I. Considera que por ti mismo nada eres y
que todavía estarías sepultado en la nada, si Dios, por un puro efecto de
bondad, no te hubiera llamado a la existencia. Considera, en segundo lugar, que
tus pecados han merecido el infierno, y ya estarías en él, si Dios no hubiera
tenido misericordia de ti. ¿Por qué, pues, te
quejas, si se te niegan los honores que ambicionas? Se te hace justicia
tratándote de este modo. ¡Oh hombre! conoce tu nada
y tu malicia. El más hermoso y el más útil
de todos los conocimientos es el de sí mismo; por él se llega al conocimiento
de Dios (San Clemente de Alejandría).
II. De estos dos
principios, que son la base de la verdadera humildad, hay que extraer dos
conclusiones: la primera, que debes recibir
con alegría todas las humillaciones que te acaezcan, porque no se te podría
estimar menos, ni tú colocarte más bajo de lo que mereces; la segunda, que debes tener horror por los honores
que se te tributen, porque sabes que no eres digno de ellos. Este pensamiento debe llevarte a evitar todas las
ocasiones en las que preveas que se te honrará: debe moverte a cerrar los ojos
sobre tus virtudes y tus méritos, para no considerar sino tu nada y tus
pecados.
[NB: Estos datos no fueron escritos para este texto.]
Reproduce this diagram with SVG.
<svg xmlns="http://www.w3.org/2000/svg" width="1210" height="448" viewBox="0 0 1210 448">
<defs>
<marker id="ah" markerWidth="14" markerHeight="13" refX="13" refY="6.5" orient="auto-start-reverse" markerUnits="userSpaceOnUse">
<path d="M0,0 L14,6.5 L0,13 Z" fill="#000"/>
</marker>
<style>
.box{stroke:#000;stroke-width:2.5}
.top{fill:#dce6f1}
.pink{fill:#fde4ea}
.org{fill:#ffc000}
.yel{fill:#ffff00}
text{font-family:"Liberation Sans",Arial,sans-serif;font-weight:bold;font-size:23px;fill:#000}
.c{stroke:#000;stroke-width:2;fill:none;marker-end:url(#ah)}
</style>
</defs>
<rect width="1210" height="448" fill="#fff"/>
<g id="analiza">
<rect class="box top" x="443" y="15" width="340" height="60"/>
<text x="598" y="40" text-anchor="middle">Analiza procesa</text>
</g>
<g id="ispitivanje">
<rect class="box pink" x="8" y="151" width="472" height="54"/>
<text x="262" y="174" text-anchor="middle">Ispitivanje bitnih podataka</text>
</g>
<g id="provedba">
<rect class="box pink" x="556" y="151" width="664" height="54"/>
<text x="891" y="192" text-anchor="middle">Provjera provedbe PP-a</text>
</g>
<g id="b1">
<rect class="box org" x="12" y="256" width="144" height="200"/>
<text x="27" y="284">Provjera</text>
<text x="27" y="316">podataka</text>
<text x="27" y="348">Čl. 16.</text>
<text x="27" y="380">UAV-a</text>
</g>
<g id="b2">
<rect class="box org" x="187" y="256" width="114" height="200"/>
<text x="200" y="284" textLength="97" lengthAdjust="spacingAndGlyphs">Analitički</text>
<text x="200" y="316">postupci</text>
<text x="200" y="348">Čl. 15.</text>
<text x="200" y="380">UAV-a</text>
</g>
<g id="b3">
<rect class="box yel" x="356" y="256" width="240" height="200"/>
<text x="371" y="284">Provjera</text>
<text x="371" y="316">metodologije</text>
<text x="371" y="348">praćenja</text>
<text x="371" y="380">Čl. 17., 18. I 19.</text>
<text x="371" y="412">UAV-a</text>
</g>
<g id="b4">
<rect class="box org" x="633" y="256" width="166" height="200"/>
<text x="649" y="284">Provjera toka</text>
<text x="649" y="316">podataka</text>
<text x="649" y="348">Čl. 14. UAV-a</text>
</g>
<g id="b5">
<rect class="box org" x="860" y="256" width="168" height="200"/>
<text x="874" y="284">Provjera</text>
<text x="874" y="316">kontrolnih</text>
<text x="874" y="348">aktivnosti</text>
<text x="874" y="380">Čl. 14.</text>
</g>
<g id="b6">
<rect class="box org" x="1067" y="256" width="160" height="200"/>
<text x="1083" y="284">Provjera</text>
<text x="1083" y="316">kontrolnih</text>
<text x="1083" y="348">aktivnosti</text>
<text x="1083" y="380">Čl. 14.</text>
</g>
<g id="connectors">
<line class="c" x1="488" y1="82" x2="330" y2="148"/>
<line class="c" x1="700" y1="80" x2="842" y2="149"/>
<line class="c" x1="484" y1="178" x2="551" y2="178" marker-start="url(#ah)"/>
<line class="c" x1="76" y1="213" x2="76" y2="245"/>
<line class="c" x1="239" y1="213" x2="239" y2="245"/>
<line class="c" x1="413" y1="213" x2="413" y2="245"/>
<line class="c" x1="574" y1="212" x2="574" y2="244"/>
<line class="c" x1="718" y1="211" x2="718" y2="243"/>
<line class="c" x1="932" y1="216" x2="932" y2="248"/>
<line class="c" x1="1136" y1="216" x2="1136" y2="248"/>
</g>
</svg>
Los santos ignoran las virtudes de
que dan ejemplo (San Gregorio).
III. En
fin, cuando así te humillares no te imagines que has hecho gran cosa. Digas lo
que digas para humillarte, nunca dirás más que la verdad; y todavía no la dirás
enteramente. Hagas lo que hagas no harás más que tu
deber y siempre serás un servidor inútil.